• Task brief: Retype only the lines from the one containing "Write the D3.js code for this chart." through the one containing "const plotLeft = 72, plotRight", both included, word for word. Pictures stay out of the copy.

• Supplied material:
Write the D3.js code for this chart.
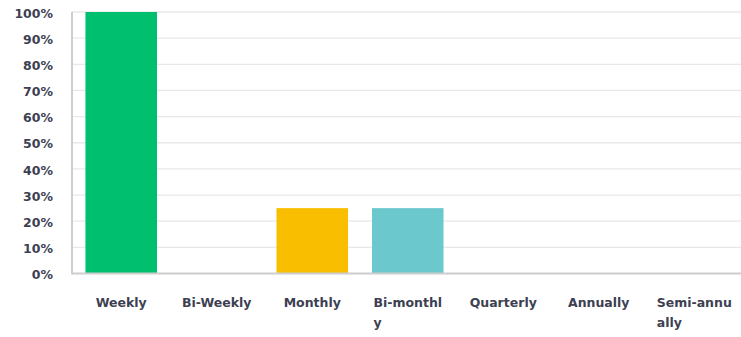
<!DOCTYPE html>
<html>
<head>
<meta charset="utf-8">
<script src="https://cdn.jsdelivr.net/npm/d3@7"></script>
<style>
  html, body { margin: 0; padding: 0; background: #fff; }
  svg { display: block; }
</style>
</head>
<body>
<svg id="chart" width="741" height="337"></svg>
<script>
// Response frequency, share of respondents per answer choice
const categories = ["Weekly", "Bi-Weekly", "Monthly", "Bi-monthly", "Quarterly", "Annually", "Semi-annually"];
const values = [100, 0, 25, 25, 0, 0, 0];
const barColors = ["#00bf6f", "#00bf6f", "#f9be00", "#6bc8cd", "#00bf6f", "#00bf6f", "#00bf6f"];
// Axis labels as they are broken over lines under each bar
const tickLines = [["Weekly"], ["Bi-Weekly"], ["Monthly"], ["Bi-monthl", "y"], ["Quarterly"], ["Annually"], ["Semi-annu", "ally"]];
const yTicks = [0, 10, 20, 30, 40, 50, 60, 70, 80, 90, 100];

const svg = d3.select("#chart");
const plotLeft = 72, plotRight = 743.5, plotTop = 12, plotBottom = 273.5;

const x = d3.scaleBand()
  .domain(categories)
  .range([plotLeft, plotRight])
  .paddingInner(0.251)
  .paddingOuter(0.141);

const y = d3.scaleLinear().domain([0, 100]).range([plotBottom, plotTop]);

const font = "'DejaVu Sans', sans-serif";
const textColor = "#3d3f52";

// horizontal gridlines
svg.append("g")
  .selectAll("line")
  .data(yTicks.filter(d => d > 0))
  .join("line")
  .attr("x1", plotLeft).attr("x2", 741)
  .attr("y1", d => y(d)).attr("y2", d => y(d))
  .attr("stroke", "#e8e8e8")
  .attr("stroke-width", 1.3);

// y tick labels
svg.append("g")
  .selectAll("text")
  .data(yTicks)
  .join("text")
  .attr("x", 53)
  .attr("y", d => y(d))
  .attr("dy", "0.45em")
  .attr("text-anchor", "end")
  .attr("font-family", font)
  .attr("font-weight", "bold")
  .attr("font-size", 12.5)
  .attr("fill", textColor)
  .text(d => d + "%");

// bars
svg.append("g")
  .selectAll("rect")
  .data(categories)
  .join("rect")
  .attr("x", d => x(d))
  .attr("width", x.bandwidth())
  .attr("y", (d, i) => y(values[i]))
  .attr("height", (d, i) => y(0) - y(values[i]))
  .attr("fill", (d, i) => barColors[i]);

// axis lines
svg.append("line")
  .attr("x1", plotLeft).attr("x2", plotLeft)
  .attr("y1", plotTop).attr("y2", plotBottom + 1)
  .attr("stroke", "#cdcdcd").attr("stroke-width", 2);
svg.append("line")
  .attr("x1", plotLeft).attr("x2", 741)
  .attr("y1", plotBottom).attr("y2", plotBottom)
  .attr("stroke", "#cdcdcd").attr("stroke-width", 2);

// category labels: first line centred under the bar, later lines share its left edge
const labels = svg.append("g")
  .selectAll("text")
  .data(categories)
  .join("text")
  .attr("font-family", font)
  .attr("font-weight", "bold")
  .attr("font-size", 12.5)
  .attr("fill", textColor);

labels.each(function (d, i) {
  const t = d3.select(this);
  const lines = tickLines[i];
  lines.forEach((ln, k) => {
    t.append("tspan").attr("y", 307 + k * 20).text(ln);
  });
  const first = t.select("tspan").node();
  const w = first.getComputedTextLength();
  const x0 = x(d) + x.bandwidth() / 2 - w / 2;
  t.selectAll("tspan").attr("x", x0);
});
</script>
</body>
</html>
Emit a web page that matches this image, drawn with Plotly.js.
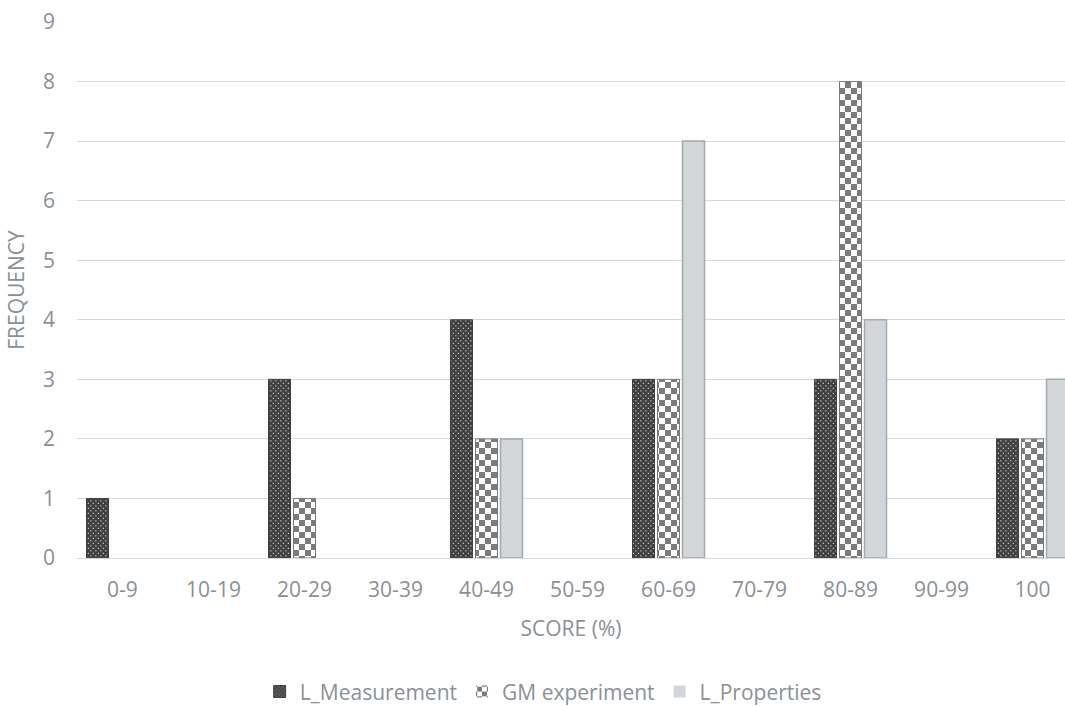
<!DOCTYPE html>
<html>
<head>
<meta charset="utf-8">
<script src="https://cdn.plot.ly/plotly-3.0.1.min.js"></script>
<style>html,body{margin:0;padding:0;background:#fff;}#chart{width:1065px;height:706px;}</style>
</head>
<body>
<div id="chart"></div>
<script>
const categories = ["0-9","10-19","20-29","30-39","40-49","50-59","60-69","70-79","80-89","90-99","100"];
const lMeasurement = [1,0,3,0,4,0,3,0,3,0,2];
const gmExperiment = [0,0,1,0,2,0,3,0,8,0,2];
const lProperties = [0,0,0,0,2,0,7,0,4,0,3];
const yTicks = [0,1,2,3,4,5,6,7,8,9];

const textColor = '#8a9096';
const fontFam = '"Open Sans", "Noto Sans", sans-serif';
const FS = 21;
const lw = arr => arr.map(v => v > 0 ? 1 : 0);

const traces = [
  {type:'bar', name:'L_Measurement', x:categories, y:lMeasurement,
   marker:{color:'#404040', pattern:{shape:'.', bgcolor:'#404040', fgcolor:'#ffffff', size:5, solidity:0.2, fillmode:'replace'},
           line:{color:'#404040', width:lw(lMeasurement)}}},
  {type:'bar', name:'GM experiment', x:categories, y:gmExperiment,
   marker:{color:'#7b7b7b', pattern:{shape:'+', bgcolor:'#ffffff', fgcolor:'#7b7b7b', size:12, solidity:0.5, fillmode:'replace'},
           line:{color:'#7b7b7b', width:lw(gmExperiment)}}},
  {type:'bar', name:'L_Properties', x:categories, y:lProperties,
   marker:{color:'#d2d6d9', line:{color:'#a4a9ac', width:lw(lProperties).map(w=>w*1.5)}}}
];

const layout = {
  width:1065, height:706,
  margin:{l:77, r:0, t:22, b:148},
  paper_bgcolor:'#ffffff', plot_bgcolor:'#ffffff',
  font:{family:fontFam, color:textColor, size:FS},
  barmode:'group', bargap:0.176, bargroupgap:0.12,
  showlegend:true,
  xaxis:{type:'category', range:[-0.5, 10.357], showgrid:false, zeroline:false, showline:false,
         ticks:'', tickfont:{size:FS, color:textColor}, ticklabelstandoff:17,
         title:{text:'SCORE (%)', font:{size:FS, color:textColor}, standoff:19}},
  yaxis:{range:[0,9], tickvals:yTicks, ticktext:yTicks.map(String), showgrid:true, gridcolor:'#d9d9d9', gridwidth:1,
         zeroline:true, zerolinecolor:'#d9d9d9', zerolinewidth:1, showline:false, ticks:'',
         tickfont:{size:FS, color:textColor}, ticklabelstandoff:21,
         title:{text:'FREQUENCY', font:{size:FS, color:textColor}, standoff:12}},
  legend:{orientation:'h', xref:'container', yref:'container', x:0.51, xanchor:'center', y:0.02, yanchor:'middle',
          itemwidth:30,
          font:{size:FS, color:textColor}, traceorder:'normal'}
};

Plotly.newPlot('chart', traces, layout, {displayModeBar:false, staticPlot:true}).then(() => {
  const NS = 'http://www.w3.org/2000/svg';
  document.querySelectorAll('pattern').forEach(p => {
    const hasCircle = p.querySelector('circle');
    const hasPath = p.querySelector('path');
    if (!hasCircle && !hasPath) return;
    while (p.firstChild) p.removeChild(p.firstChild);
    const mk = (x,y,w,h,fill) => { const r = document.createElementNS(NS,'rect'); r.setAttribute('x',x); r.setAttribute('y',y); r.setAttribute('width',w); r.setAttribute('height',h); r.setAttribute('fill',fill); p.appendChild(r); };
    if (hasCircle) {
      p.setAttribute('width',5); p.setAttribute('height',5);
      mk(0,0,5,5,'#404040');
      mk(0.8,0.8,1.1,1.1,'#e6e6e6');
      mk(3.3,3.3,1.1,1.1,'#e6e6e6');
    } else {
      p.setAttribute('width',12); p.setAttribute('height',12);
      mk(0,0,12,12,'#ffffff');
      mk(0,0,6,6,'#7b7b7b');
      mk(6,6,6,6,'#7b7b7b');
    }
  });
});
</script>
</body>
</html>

...

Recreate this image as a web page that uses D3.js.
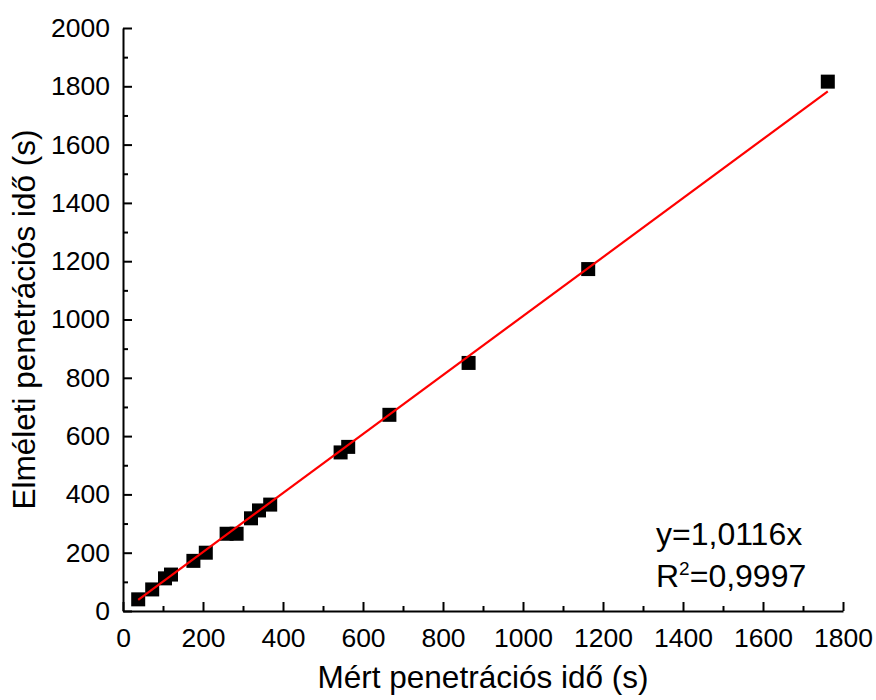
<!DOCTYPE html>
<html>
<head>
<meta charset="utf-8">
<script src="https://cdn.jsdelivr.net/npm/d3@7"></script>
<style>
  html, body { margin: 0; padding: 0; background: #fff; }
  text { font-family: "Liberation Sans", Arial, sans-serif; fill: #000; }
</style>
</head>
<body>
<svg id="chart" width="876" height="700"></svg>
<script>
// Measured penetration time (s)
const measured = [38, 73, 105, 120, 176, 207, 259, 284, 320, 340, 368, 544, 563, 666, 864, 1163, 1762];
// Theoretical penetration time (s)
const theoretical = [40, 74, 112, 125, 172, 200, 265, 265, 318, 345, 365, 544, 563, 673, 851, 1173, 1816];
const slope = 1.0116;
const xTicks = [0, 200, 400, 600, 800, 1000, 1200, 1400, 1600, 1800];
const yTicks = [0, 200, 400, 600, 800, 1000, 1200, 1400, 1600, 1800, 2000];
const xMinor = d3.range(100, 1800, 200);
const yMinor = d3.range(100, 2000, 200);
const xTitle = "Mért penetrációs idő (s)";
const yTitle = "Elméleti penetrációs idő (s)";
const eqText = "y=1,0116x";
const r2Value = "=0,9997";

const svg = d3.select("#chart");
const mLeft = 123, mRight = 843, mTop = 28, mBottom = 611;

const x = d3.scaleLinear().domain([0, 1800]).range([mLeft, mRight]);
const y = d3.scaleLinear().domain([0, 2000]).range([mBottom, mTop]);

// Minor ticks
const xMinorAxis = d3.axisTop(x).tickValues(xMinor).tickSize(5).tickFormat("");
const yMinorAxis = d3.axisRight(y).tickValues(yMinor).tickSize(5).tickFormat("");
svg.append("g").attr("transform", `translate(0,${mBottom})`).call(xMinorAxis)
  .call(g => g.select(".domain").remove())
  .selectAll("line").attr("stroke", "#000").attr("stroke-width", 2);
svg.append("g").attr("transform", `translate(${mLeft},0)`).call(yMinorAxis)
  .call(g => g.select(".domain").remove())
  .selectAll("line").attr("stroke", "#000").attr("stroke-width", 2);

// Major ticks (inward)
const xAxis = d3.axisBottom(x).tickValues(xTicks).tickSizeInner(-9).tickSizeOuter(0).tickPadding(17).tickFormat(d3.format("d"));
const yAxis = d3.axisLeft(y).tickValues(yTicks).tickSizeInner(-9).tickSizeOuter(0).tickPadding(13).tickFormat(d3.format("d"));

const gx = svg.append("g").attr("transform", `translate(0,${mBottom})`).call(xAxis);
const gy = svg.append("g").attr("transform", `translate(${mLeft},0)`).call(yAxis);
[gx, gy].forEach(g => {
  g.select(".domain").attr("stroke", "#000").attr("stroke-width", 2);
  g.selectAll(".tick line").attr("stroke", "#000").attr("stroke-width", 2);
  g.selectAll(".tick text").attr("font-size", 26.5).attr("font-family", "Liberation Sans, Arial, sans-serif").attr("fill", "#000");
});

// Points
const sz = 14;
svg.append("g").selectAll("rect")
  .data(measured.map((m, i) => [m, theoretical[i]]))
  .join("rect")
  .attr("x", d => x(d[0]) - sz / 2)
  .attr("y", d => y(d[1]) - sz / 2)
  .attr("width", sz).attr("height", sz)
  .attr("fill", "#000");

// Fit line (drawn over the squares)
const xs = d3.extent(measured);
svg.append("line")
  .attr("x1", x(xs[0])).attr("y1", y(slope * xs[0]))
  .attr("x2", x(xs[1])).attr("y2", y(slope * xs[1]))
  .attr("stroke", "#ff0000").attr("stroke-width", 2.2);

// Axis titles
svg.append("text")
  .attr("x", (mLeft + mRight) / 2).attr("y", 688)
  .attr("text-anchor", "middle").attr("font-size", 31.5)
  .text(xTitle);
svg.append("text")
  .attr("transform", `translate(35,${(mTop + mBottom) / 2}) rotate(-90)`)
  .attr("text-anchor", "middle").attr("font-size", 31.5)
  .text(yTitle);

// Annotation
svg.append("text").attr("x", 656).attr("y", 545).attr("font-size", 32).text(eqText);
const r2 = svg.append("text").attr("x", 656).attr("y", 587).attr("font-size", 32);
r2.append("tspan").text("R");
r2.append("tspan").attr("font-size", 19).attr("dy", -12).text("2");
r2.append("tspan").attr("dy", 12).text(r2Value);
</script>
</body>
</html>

• Response to the exercise:
Write the D3.js code for this chart.
<!DOCTYPE html>
<html>
<head>
<meta charset="utf-8">
<script src="https://cdn.jsdelivr.net/npm/d3@7"></script>
<style>
  html, body { margin: 0; padding: 0; background: #fff; }
  svg { display: block; }
</style>
</head>
<body>
<svg id="chart" width="741" height="337"></svg>
<script>
// Response frequency, share of respondents per answer choice
const categories = ["Weekly", "Bi-Weekly", "Monthly", "Bi-monthly", "Quarterly", "Annually", "Semi-annually"];
const values = [100, 0, 25, 25, 0, 0, 0];
const barColors = ["#00bf6f", "#00bf6f", "#f9be00", "#6bc8cd", "#00bf6f", "#00bf6f", "#00bf6f"];
// Axis labels as they are broken over lines under each bar
const tickLines = [["Weekly"], ["Bi-Weekly"], ["Monthly"], ["Bi-monthl", "y"], ["Quarterly"], ["Annually"], ["Semi-annu", "ally"]];
const yTicks = [0, 10, 20, 30, 40, 50, 60, 70, 80, 90, 100];

const svg = d3.select("#chart");
const plotLeft = 72, plotRight = 743.5, plotTop = 12, plotBottom = 273.5;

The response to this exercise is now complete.